Un championnat malgré tout difficile à organiser sans la volonté de chacun. Agent d’accueil au centre d’hébergement d’urgence de Boulogne, Renaud Keribin connaît la plupart des participants. Nommé référent des équipes, il joue un rôle primordial de médiateur : « Je donne des coups de main pour l’organisation. Ce qui est complexe, c’est de gérer les joueurs, les regrouper pour les faire venir. Ils sont assez volatiles. Ils sont motivés, mais ils sont souvent en retard. Ce n’est pas évident de les rassembler. Le football est une super idée, car c’est un sport collectif. Cela les fait sortir un peu. Dans le centre, il y a pas mal de réfugiés. Alors le foot leur permet de voir d’autres gens. Dans le foot, il n’y a pas besoin de parler. La langue, c’est le mouvement, la gestuelle, le regard » . Un championnat qui intègre désormais des filles. Folles de joie, Estelle et Lydie racontent : « À la base, on fait du foot de rue. Mais quand on nous a proposé ce tournoi, on a accepté tout de suite. On a gagné 11-3. On s’est surpassées. On se mélange avec les migrantes et on fait plein de rencontres. C’est vraiment sympa. Il y a plein de femmes qui, ailleurs, ne peuvent pas jouer. Alors qu’ici, tout est possible. » Habituée des terrains de la porte de Bagnolet, Adrienne renchérit : « Je n’avais pas match aujourd’hui donc j’ai rejoint l’association qui cherchait des joueuses à Ivry. C’est cool le foot. C’est toujours des rencontres qu’on n’aurait pas pu faire dans la vraie vie. C’est pour ça que je fais du foot. En plus de l’aspect sportif, c’est l’aspect social que j’adore. Ce n’est pas qu’un sport masculin » .

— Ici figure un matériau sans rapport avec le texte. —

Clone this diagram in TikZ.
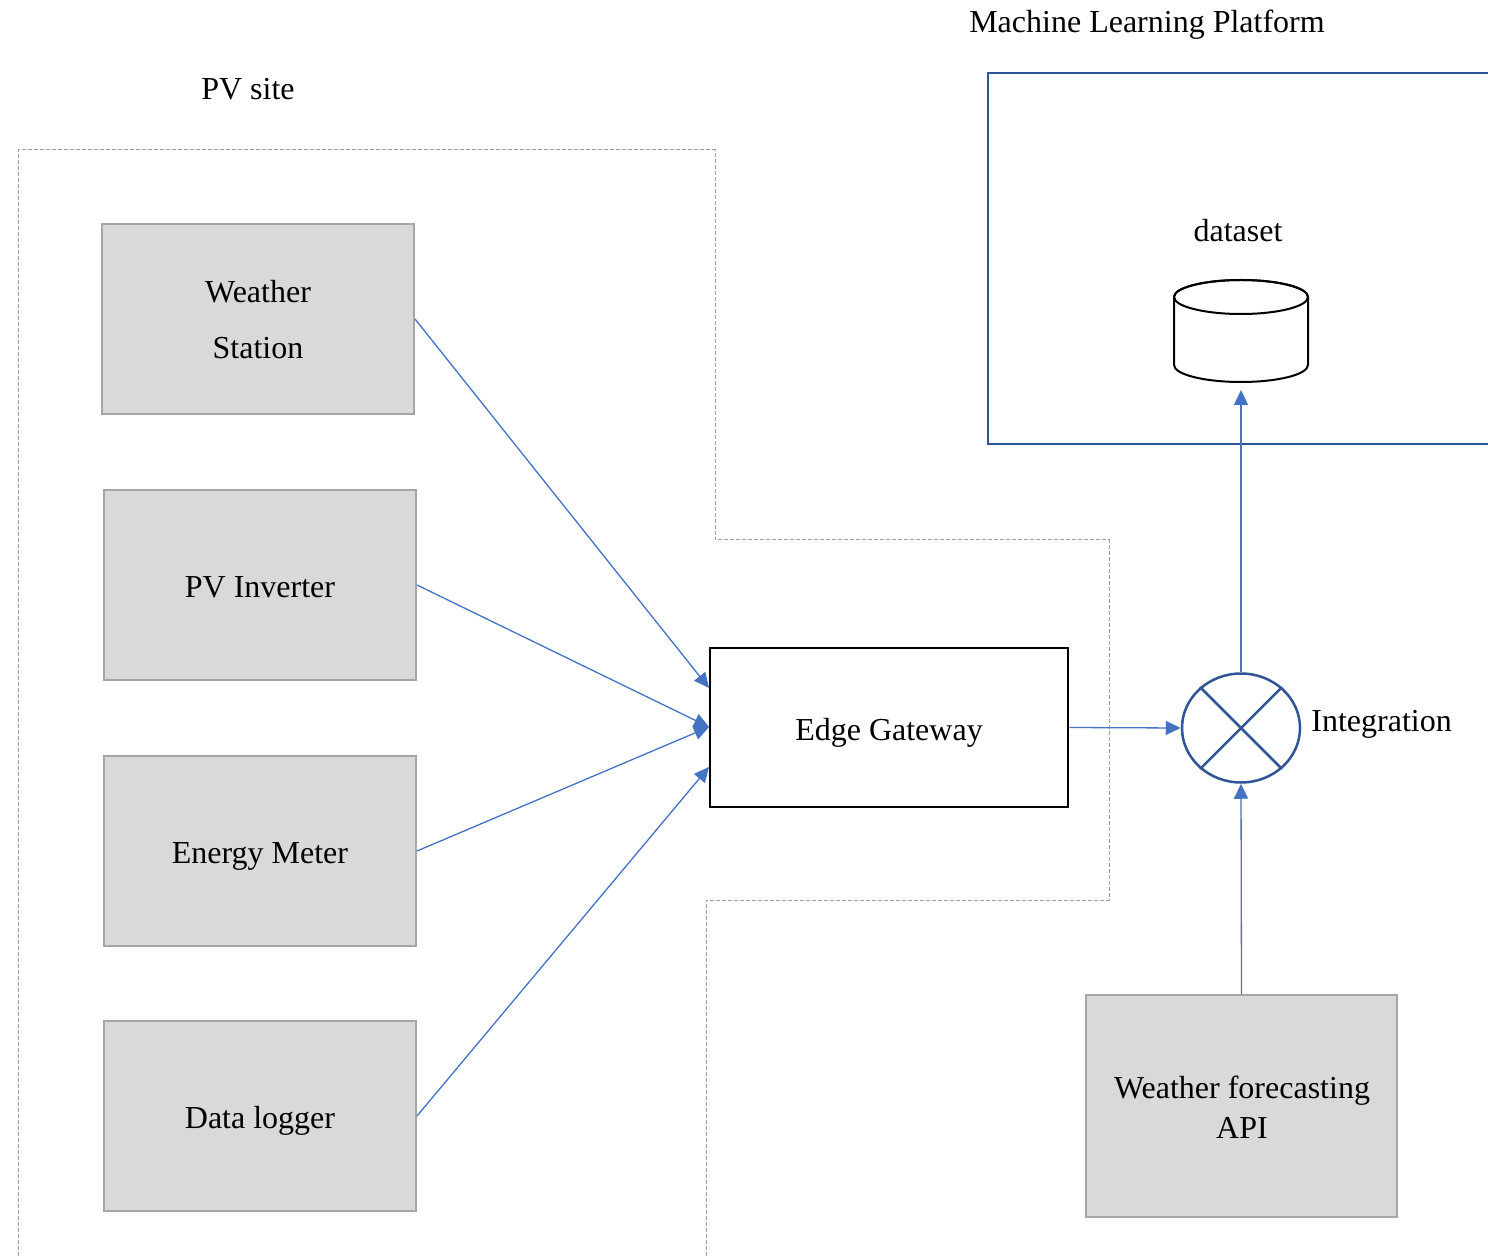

« On n’a pas la prétention de régler tous les problèmes du monde grâce au football »
À l’approche des finales du mois de juin, tous espèrent que le championnat reprendra en septembre. « L’objectif est bien sûr de poursuivre l’action, que ça puisse être pérenne dans le temps, car il y a un gros engouement. Et pourquoi pas élargir à d’autres publics tels que les mineurs isolés » , précise Florent Bertinotti. Dire que ces matchs résolvent les difficultés de chacun serait faux. Un ballon et deux buts ne suffisent pas. Conscients des limites, Florent et Nathalie n’en demeurent pas moins optimistes : « Il faut être modestes. On n’a pas la prétention de régler tous les problèmes du monde grâce au football. On pourrait être à leur place. Cela pourrait être nous qui quittions la France pour un autre pays. Ce championnat est court, mais il y a déjà des belles histoires. On commence à aller boire des verres ensemble. Certains sont demandeurs pour apprendre le français. La connaissance de l’autre, c’est déjà pas mal, même si on aimerait que ce soit beaucoup plus. » L’écrivain et Prix Nobel Albert Camus, qui aurait voulu être gardien de but, savait mieux que personne à quel point le football est un reflet de la société, où toutes les couches de la population se retrouvent mélangées : « Je n’ai connu que le sport d’équipe au temps de ma jeunesse, cette sensation puissante d’espoir et de solidarité qui accompagnent les longues journées d’entraînement jusqu’au jour du match victorieux ou perdu. Vraiment, le peu de morale que je sais, je l’ai appris sur les terrains de football et les scènes de théâtre qui resteront mes vraies universités. » À Ivry, Albert se serait réjoui de constater que le football, malgré ses défauts, reste bel et bien une langue universelle.